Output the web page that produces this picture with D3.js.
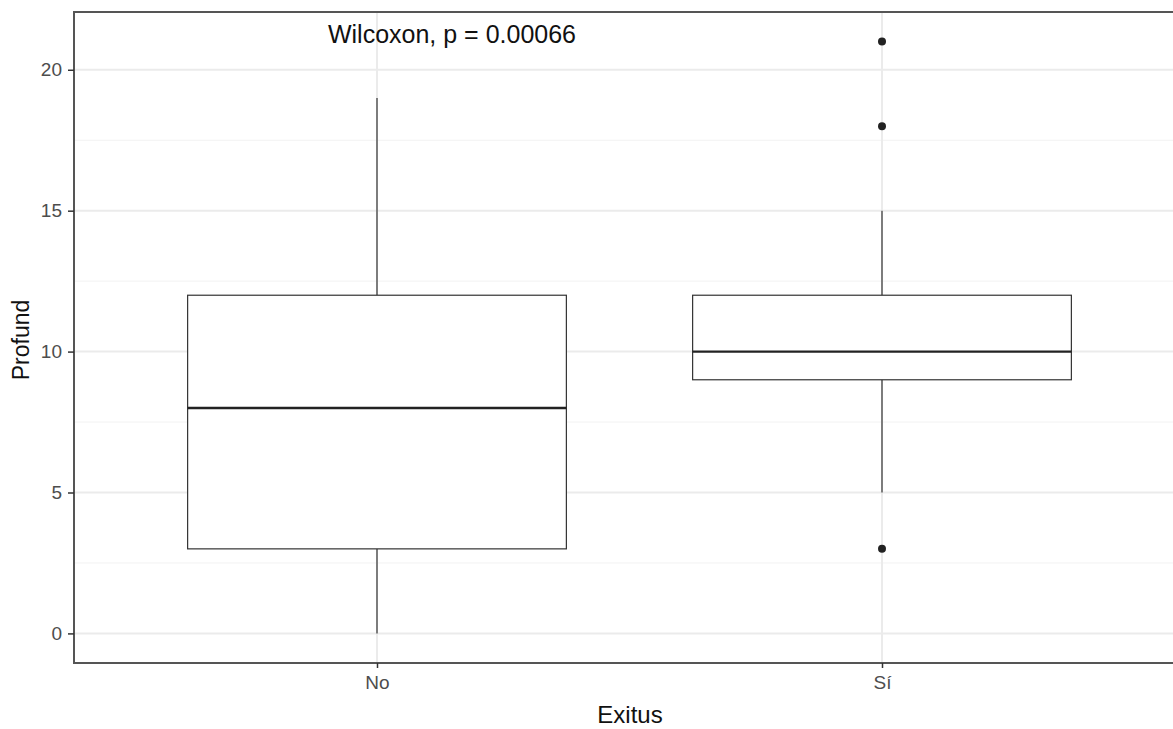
<!DOCTYPE html>
<html>
<head>
<meta charset="utf-8">
<script src="https://cdn.jsdelivr.net/npm/d3@7"></script>
<style>
  body { margin: 0; background: #fff; }
  svg { display: block; font-family: "Liberation Sans", Arial, sans-serif; }
</style>
</head>
<body>
<div id="chart"></div>
<script>
// groups on the x axis
const groups = ["No", "Sí"];
// box stats
const lowerWhisker = [0, 5];
const q1 = [3, 9];
const median = [8, 10];
const q3 = [12, 12];
const upperWhisker = [19, 15];
const outliers = [[], [21, 18, 3]];
const yTicks = [0, 5, 10, 15, 20];
const yMinor = [2.5, 7.5, 12.5, 17.5];
const testLabel = "Wilcoxon, p = 0.00066";

const W = 1173, H = 729;
const panel = {left: 74, right: 1185, top: 12, bottom: 663};

const svg = d3.select("#chart").append("svg")
  .attr("width", W).attr("height", H);

const x = d3.scalePoint()
  .domain(groups)
  .range([panel.left, panel.right])
  .padding(0.6);

const y = d3.scaleLinear()
  .domain([-1.05, 22.05])
  .range([panel.bottom, panel.top]);

const step = x.step();
const halfBox = step * 0.375;

// grid lines
const grid = svg.append("g");
grid.selectAll(".minor").data(yMinor).join("line")
  .attr("x1", panel.left).attr("x2", panel.right)
  .attr("y1", d => y(d)).attr("y2", d => y(d))
  .attr("stroke", "#f2f2f2").attr("stroke-width", 1);
grid.selectAll(".major").data(yTicks).join("line")
  .attr("x1", panel.left).attr("x2", panel.right)
  .attr("y1", d => y(d)).attr("y2", d => y(d))
  .attr("stroke", "#ebebeb").attr("stroke-width", 2);
grid.selectAll(".vmajor").data(groups).join("line")
  .attr("x1", d => x(d)).attr("x2", d => x(d))
  .attr("y1", panel.top).attr("y2", panel.bottom)
  .attr("stroke", "#ebebeb").attr("stroke-width", 2);

// boxes
const boxes = svg.selectAll(".box").data(groups).join("g");
boxes.append("line")
  .attr("x1", d => x(d)).attr("x2", d => x(d))
  .attr("y1", (d, i) => y(q3[i])).attr("y2", (d, i) => y(upperWhisker[i]))
  .attr("stroke", "#333").attr("stroke-width", 1.2);
boxes.append("line")
  .attr("x1", d => x(d)).attr("x2", d => x(d))
  .attr("y1", (d, i) => y(q1[i])).attr("y2", (d, i) => y(lowerWhisker[i]))
  .attr("stroke", "#333").attr("stroke-width", 1.2);
boxes.append("rect")
  .attr("x", d => x(d) - halfBox)
  .attr("width", halfBox * 2)
  .attr("y", (d, i) => y(q3[i]))
  .attr("height", (d, i) => y(q1[i]) - y(q3[i]))
  .attr("fill", "#fff").attr("stroke", "#333").attr("stroke-width", 1.2);
boxes.append("line")
  .attr("x1", d => x(d) - halfBox).attr("x2", d => x(d) + halfBox)
  .attr("y1", (d, i) => y(median[i])).attr("y2", (d, i) => y(median[i]))
  .attr("stroke", "#222").attr("stroke-width", 2.4);

// outliers
const pts = [];
groups.forEach((g, i) => outliers[i].forEach(v => pts.push({g: g, v: v})));
svg.selectAll(".out").data(pts).join("circle")
  .attr("cx", d => x(d.g)).attr("cy", d => y(d.v))
  .attr("r", 4).attr("fill", "#222");

// panel border
svg.append("rect")
  .attr("x", panel.left).attr("y", panel.top)
  .attr("width", panel.right - panel.left)
  .attr("height", panel.bottom - panel.top)
  .attr("fill", "none").attr("stroke", "#555").attr("stroke-width", 2);

// axes
const yAxis = svg.append("g")
  .attr("transform", `translate(${panel.left},0)`)
  .call(d3.axisLeft(y).tickValues(yTicks).tickSize(6).tickPadding(6));
const xAxis = svg.append("g")
  .attr("transform", `translate(0,${panel.bottom})`)
  .call(d3.axisBottom(x).tickSize(5).tickPadding(8));
[yAxis, xAxis].forEach(a => {
  a.select(".domain").remove();
  a.selectAll(".tick line").attr("stroke", "#333").attr("stroke-width", 1.5);
  a.selectAll(".tick text")
    .attr("fill", "#4d4d4d")
    .style("font-size", "19px")
    .style("font-family", "Liberation Sans, Arial, sans-serif");
});

// titles
svg.append("text")
  .attr("x", 452).attr("y", 43)
  .attr("text-anchor", "middle")
  .style("font-size", "25px").attr("fill", "#111")
  .text(testLabel);

svg.append("text")
  .attr("x", 630).attr("y", 723)
  .attr("text-anchor", "middle")
  .style("font-size", "24px").attr("fill", "#111")
  .text("Exitus");

svg.append("text")
  .attr("transform", `translate(29,340) rotate(-90)`)
  .attr("text-anchor", "middle")
  .style("font-size", "23px").attr("fill", "#111")
  .text("Profund");
</script>
</body>
</html>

■ ■ ■ ■ ■

WORK TO BE COMPLETED: Copy the listing word for word, excluding its pictures.

TASK ANSWER:
Output the web page that produces this picture with D3.js.
<!DOCTYPE html>
<html>
<head>
<meta charset="utf-8">
<script src="https://cdn.jsdelivr.net/npm/d3@7"></script>
<style>
  body { margin: 0; background: #fff; }
  svg { display: block; font-family: "Liberation Sans", Arial, sans-serif; }
</style>
</head>
<body>
<div id="chart"></div>
<script>
// groups on the x axis
const groups = ["No", "Sí"];
// box stats
const lowerWhisker = [0, 5];
const q1 = [3, 9];
const median = [8, 10];
const q3 = [12, 12];
const upperWhisker = [19, 15];
const outliers = [[], [21, 18, 3]];
const yTicks = [0, 5, 10, 15, 20];
const yMinor = [2.5, 7.5, 12.5, 17.5];
const testLabel = "Wilcoxon, p = 0.00066";

const W = 1173, H = 729;
const panel = {left: 74, right: 1185, top: 12, bottom: 663};

const svg = d3.select("#chart").append("svg")
  .attr("width", W).attr("height", H);

const x = d3.scalePoint()
  .domain(groups)
  .range([panel.left, panel.right])
  .padding(0.6);

const y = d3.scaleLinear()
  .domain([-1.05, 22.05])
  .range([panel.bottom, panel.top]);

const step = x.step();
const halfBox = step * 0.375;

// grid lines
const grid = svg.append("g");
grid.selectAll(".minor").data(yMinor).join("line")
  .attr("x1", panel.left).attr("x2", panel.right)
  .attr("y1", d => y(d)).attr("y2", d => y(d))
  .attr("stroke", "#f2f2f2").attr("stroke-width", 1);
grid.selectAll(".major").data(yTicks).join("line")
  .attr("x1", panel.left).attr("x2", panel.right)
  .attr("y1", d => y(d)).attr("y2", d => y(d))
  .attr("stroke", "#ebebeb").attr("stroke-width", 2);
grid.selectAll(".vmajor").data(groups).join("line")
  .attr("x1", d => x(d)).attr("x2", d => x(d))
  .attr("y1", panel.top).attr("y2", panel.bottom)
  .attr("stroke", "#ebebeb").attr("stroke-width", 2);

// boxes
const boxes = svg.selectAll(".box").data(groups).join("g");
boxes.append("line")
  .attr("x1", d => x(d)).attr("x2", d => x(d))
  .attr("y1", (d, i) => y(q3[i])).attr("y2", (d, i) => y(upperWhisker[i]))
  .attr("stroke", "#333").attr("stroke-width", 1.2);
boxes.append("line")
  .attr("x1", d => x(d)).attr("x2", d => x(d))
  .attr("y1", (d, i) => y(q1[i])).attr("y2", (d, i) => y(lowerWhisker[i]))
  .attr("stroke", "#333").attr("stroke-width", 1.2);
boxes.append("rect")
  .attr("x", d => x(d) - halfBox)
  .attr("width", halfBox * 2)
  .attr("y", (d, i) => y(q3[i]))
  .attr("height", (d, i) => y(q1[i]) - y(q3[i]))
  .attr("fill", "#fff").attr("stroke", "#333").attr("stroke-width", 1.2);
boxes.append("line")
  .attr("x1", d => x(d) - halfBox).attr("x2", d => x(d) + halfBox)
  .attr("y1", (d, i) => y(median[i])).attr("y2", (d, i) => y(median[i]))
  .attr("stroke", "#222").attr("stroke-width", 2.4);

// outliers
const pts = [];
groups.forEach((g, i) => outliers[i].forEach(v => pts.push({g: g, v: v})));
svg.selectAll(".out").data(pts).join("circle")
  .attr("cx", d => x(d.g)).attr("cy", d => y(d.v))
  .attr("r", 4).attr("fill", "#222");

// panel border
svg.append("rect")
  .attr("x", panel.left).attr("y", panel.top)
  .attr("width", panel.right - panel.left)
  .attr("height", panel.bottom - panel.top)
  .attr("fill", "none").attr("stroke", "#555").attr("stroke-width", 2);

// axes
const yAxis = svg.append("g")
  .attr("transform", `translate(${panel.left},0)`)
  .call(d3.axisLeft(y).tickValues(yTicks).tickSize(6).tickPadding(6));
const xAxis = svg.append("g")
  .attr("transform", `translate(0,${panel.bottom})`)
  .call(d3.axisBottom(x).tickSize(5).tickPadding(8));
[yAxis, xAxis].forEach(a => {
  a.select(".domain").remove();
  a.selectAll(".tick line").attr("stroke", "#333").attr("stroke-width", 1.5);
  a.selectAll(".tick text")
    .attr("fill", "#4d4d4d")
    .style("font-size", "19px")
    .style("font-family", "Liberation Sans, Arial, sans-serif");
});

// titles
svg.append("text")
  .attr("x", 452).attr("y", 43)
  .attr("text-anchor", "middle")
  .style("font-size", "25px").attr("fill", "#111")
  .text(testLabel);

svg.append("text")
  .attr("x", 630).attr("y", 723)
  .attr("text-anchor", "middle")
  .style("font-size", "24px").attr("fill", "#111")
  .text("Exitus");

svg.append("text")
  .attr("transform", `translate(29,340) rotate(-90)`)
  .attr("text-anchor", "middle")
  .style("font-size", "23px").attr("fill", "#111")
  .text("Profund");
</script>
</body>
</html>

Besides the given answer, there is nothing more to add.